Instruction – Make an exact copy of the lines, leaving the pictures out.

--- Start of Extracted information ---

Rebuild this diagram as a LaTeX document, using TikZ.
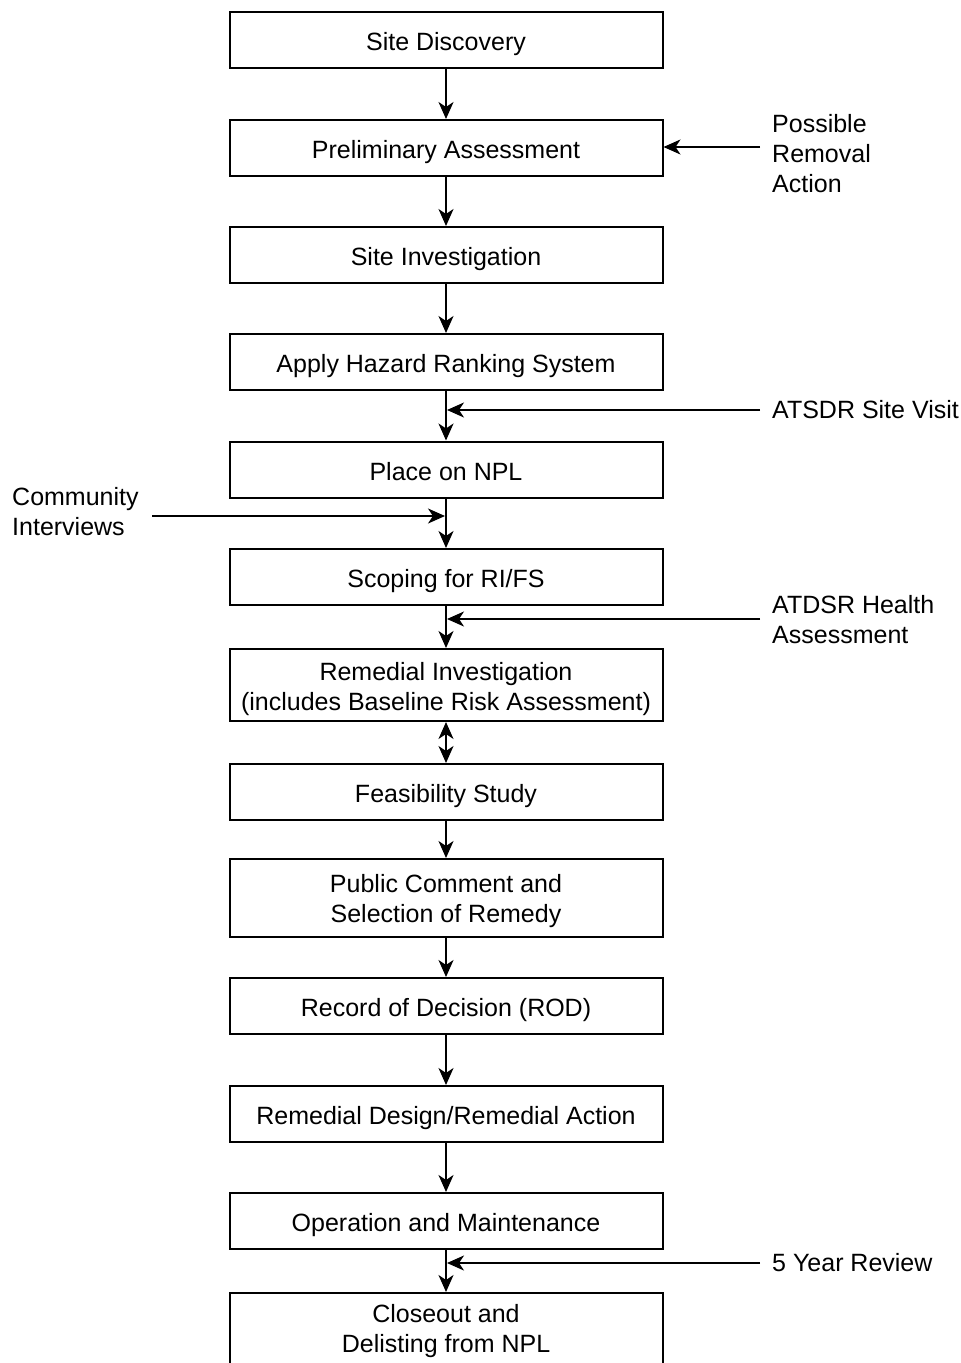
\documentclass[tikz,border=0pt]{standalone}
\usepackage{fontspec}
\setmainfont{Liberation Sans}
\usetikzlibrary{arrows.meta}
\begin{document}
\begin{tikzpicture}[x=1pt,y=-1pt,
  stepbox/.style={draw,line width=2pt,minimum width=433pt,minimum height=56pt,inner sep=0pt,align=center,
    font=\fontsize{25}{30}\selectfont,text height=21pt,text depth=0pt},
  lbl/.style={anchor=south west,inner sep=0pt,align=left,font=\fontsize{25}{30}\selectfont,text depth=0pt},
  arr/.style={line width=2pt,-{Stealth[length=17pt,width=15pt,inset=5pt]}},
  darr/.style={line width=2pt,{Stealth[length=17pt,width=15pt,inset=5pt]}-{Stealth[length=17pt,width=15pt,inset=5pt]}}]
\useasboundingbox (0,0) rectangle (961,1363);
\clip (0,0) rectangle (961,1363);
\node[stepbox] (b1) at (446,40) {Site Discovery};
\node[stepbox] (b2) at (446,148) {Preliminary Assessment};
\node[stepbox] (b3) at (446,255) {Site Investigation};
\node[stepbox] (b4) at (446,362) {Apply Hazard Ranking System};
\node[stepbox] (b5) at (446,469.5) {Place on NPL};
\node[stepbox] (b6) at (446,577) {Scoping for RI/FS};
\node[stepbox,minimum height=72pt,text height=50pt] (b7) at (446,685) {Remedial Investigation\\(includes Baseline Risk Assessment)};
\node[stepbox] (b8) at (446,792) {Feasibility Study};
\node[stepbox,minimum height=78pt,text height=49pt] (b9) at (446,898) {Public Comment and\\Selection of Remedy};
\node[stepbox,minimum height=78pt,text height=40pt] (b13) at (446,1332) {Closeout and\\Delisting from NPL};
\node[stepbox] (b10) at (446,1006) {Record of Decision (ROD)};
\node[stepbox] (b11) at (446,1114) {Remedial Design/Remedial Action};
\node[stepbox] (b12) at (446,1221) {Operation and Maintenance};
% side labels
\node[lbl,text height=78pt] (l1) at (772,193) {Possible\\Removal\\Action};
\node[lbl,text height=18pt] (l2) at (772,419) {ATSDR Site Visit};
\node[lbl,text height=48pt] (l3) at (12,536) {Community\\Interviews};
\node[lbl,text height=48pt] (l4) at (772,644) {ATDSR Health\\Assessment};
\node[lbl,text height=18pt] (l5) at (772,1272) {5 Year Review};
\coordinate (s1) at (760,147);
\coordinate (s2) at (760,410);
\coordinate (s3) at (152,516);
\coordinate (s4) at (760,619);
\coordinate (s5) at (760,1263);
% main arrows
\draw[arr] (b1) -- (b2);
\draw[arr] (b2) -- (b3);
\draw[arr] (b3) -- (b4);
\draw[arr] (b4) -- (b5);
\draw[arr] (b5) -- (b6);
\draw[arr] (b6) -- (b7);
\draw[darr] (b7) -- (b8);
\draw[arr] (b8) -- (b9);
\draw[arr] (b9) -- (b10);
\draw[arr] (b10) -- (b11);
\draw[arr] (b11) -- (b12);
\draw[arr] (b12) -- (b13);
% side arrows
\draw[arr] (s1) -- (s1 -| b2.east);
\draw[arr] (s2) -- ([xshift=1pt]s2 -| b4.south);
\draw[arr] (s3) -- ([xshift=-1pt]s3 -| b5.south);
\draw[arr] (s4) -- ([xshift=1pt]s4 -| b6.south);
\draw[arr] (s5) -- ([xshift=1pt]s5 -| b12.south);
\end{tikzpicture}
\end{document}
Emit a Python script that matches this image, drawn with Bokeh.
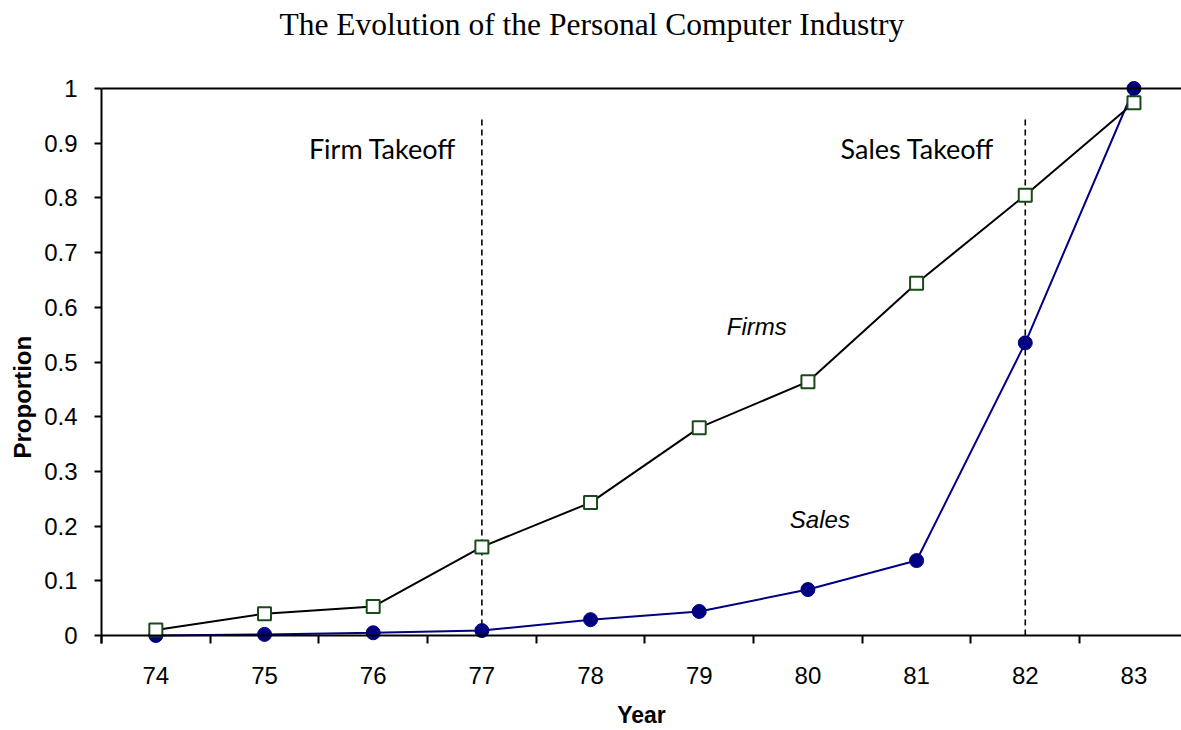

--- End of Extracted information ---

Solution for this task –
Rebuild this diagram as a LaTeX document, using TikZ.
\documentclass[tikz,border=0pt]{standalone}
\usepackage{fontspec}
\setmainfont{Liberation Sans}
\usetikzlibrary{arrows.meta}
\begin{document}
\begin{tikzpicture}[x=1pt,y=-1pt,
  stepbox/.style={draw,line width=2pt,minimum width=433pt,minimum height=56pt,inner sep=0pt,align=center,
    font=\fontsize{25}{30}\selectfont,text height=21pt,text depth=0pt},
  lbl/.style={anchor=south west,inner sep=0pt,align=left,font=\fontsize{25}{30}\selectfont,text depth=0pt},
  arr/.style={line width=2pt,-{Stealth[length=17pt,width=15pt,inset=5pt]}},
  darr/.style={line width=2pt,{Stealth[length=17pt,width=15pt,inset=5pt]}-{Stealth[length=17pt,width=15pt,inset=5pt]}}]
\useasboundingbox (0,0) rectangle (961,1363);
\clip (0,0) rectangle (961,1363);
\node[stepbox] (b1) at (446,40) {Site Discovery};
\node[stepbox] (b2) at (446,148) {Preliminary Assessment};
\node[stepbox] (b3) at (446,255) {Site Investigation};
\node[stepbox] (b4) at (446,362) {Apply Hazard Ranking System};
\node[stepbox] (b5) at (446,469.5) {Place on NPL};
\node[stepbox] (b6) at (446,577) {Scoping for RI/FS};
\node[stepbox,minimum height=72pt,text height=50pt] (b7) at (446,685) {Remedial Investigation\\(includes Baseline Risk Assessment)};
\node[stepbox] (b8) at (446,792) {Feasibility Study};
\node[stepbox,minimum height=78pt,text height=49pt] (b9) at (446,898) {Public Comment and\\Selection of Remedy};
\node[stepbox,minimum height=78pt,text height=40pt] (b13) at (446,1332) {Closeout and\\Delisting from NPL};
\node[stepbox] (b10) at (446,1006) {Record of Decision (ROD)};
\node[stepbox] (b11) at (446,1114) {Remedial Design/Remedial Action};
\node[stepbox] (b12) at (446,1221) {Operation and Maintenance};
% side labels
\node[lbl,text height=78pt] (l1) at (772,193) {Possible\\Removal\\Action};
\node[lbl,text height=18pt] (l2) at (772,419) {ATSDR Site Visit};
\node[lbl,text height=48pt] (l3) at (12,536) {Community\\Interviews};
\node[lbl,text height=48pt] (l4) at (772,644) {ATDSR Health\\Assessment};
\node[lbl,text height=18pt] (l5) at (772,1272) {5 Year Review};
\coordinate (s1) at (760,147);
\coordinate (s2) at (760,410);
\coordinate (s3) at (152,516);
\coordinate (s4) at (760,619);
\coordinate (s5) at (760,1263);
% main arrows
\draw[arr] (b1) -- (b2);
\draw[arr] (b2) -- (b3);
\draw[arr] (b3) -- (b4);
\draw[arr] (b4) -- (b5);
\draw[arr] (b5) -- (b6);
\draw[arr] (b6) -- (b7);
\draw[darr] (b7) -- (b8);
\draw[arr] (b8) -- (b9);
\draw[arr] (b9) -- (b10);
\draw[arr] (b10) -- (b11);
\draw[arr] (b11) -- (b12);
\draw[arr] (b12) -- (b13);
% side arrows
\draw[arr] (s1) -- (s1 -| b2.east);
\draw[arr] (s2) -- ([xshift=1pt]s2 -| b4.south);
\draw[arr] (s3) -- ([xshift=-1pt]s3 -| b5.south);
\draw[arr] (s4) -- ([xshift=1pt]s4 -| b6.south);
\draw[arr] (s5) -- ([xshift=1pt]s5 -| b12.south);
\end{tikzpicture}
\end{document}
Emit a Python script that matches this image, drawn with Bokeh.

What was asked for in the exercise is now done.